Buoyed by the acclaim, in January 1984 Wadhwa approached the Supreme Court with complaints against what he saw as an illegal practice that had taken root in Bihar’s corridors of power. High-profile lawyers—first Nani Palkhivala, and later Soli Sorabjee—represented him in the matter. But hearings were repeatedly postponed, with the court granting multiple adjournments to the state of Bihar. Almost three years went by. Editorials voiced impatience, many activists urged action, and some speculated about the reasons for the inordinate delay. Finally, in mid November 1986, a bench of five judges, headed by Chief Justice PN Bhagwati, heard arguments. The verdict came a month later, on 20 December—Bhagwati’s last day in office.

Relying almost entirely on Wadhwa’s research and reasoning, the judgement invalidated the practice of re-promulgating ordinances. It noted that, under the constitution, parliament and state legislatures are the country’s principal law-making bodies, and, ordinarily, laws must come from them. The executive may occasionally promulgate ordinances, the judgement said, but it must use this power only under exceptional circumstances, and should not usurp the legislature. The court emphasised that ordinances were meant to have limited lifespans under the constitution. Re-promulgation, it held, violates those constitutional axioms.

These conclusions apart, the court’s choice of language was noteworthy too. Bhagwati was scathing. The “enormity of the situation,” he said, was “startling.” He described the practice of serial re-promulgation as “reprehensible,” “nothing short of usurpation,” a “subverting of the democratic process,” a “subterfuge,” and “a fraud on the constitutional provision.”

But, despite declaring re-promulgation unconstitutional in principle, the judgement also created a loophole that could justify its practice. There may be situations when a government is unable to convert an ordinance into permanent legislation, Bhagwati conjectured, because the legislature had “too much legislative business in a particular session” or insufficient time. The executive may, under such constraints, “legitimately find that it is necessary

to repromulgate” an ordinance. In such cases, Bhagwati reasoned, the practice “may not be open to attack.” Still, he expressed a “hope and trust” that repeated re-promulgation “shall not continue in the future … There must not be Ordinance Raj in the country.”

In effect, that single sentence overrode nearly everything else in the verdict. Bhagwati’s exception made little sense. In India’s system of government, the executive has complete control over the durations and agendas of parliamentary sessions. Ministers, occasionally in consultation with presiding legislative officers and the opposition, decide which matters to present for consideration, and when. If important business remains pending, the executive can lengthen a parliamentary session, or reshuffle the agenda. But, as a result of Bhagwati’s ruling, today the executive can justify re-promulgating an ordinance simply by withholding it from parliament and then declaring that there was too little time to deal with it.

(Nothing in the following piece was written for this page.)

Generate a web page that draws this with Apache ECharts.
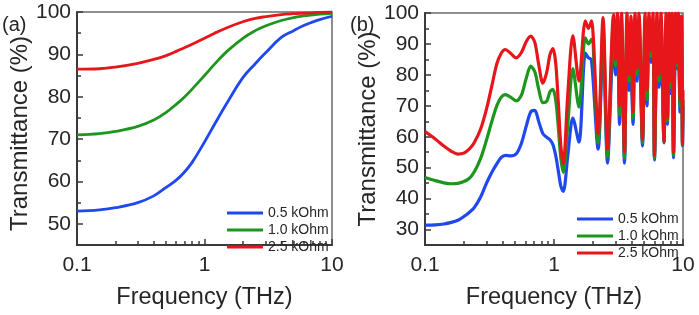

When he wrote the judgement, Bhagwati noted that the phenomenon of re-promulgation was restricted to the states. The president has the same powers to issue ordinances as governors do, he wrote, but at the central level “there is not a single instance in which the President has, since 1950 till today, repromulgated any Ordinance after its expiry.”

But in the 1990s, politicians availed of Bhagwati’s exception to do exactly this. Prime ministers—most significantly Jawaharlal Nehru and Indira Gandhi—had promulgated ordinances before. But, on 2 January 1993, Narasimha Rao broke new ground when his cabinet re-promulgated seven ordinances that should have come up for scrutiny and vote in the preceding session of parliament.

That session had been extraordinarily brief. The Lok Sabha met for only 18 days against the backdrop of the Ram Janmabhoomi movement, which led to the demolition of the Babri Masjid. Legislative business wasn’t a priority, and many proposed bills were put on the backburner—setting the stage for the executive’s unprecedented action.

All succeeding prime ministers—HD Deve Gowda, Inder K Gujral, Atal Bihari Vajpayee and Manmohan Singh—resorted to this practice. They now had precedent to lean on. Each re-promulgated ordinances on several occasions, and almost always because he did not command the numbers to get his legislative preferences approved by parliament. By the end of the 1990s, 53 re-promulgations had been inked. The 2000s witnessed fewer of them, but the unspoken belief that this was an acceptable way to conduct legislative business had taken hold.

Modi’s repeated re-promulgation of the land acquisition ordinance is rooted in this history. But while previous governments were careful to mouth appropriate excuse—that parliament was too busy to deal with the ordinances in question—the Modi government has spoken of the need to “ensure continuity” in legislation applying to farmers whose land has been acquired. This argument is not backed by Bhagwati’s judgement, and has no legal basis. The government itself seems to have given up on it, with most reports as of mid August suggesting that it will back down on its proposed changes to the original land acquisition law.

Meanwhile, petitions alleging that the Modi government has improperly re-promulgated the land acquisition ordinance—one filed by the Delhi Grameen Samaj in April, and another by the Bharatiya Kisan Union in July—are pending before the Supreme Court. Judges must squarely confront two simple questions. First, is re-promulgation unconstitutional? We know it is: the Supreme Court has said so. Second, is it always unconstitutional? Currently, it isn’t. But it should be.

Ordinances are inherently problematic: they turn the whims of a handful of individuals into laws that a billion people must bow to. Re-promulgations are considerably more dubious: they impose such whims on the country for far longer periods than envisioned by the constitution. More alarmingly, they render parliament irrelevant. Why have a legislature at all if a small group of ministers can make laws by themselves, and keep them in place indefinitely? Re-promulgation must end, in law and in practice.


Shubhankar Dam is a chair professor of public law and governance at the University of Portsmouth, United Kingdom.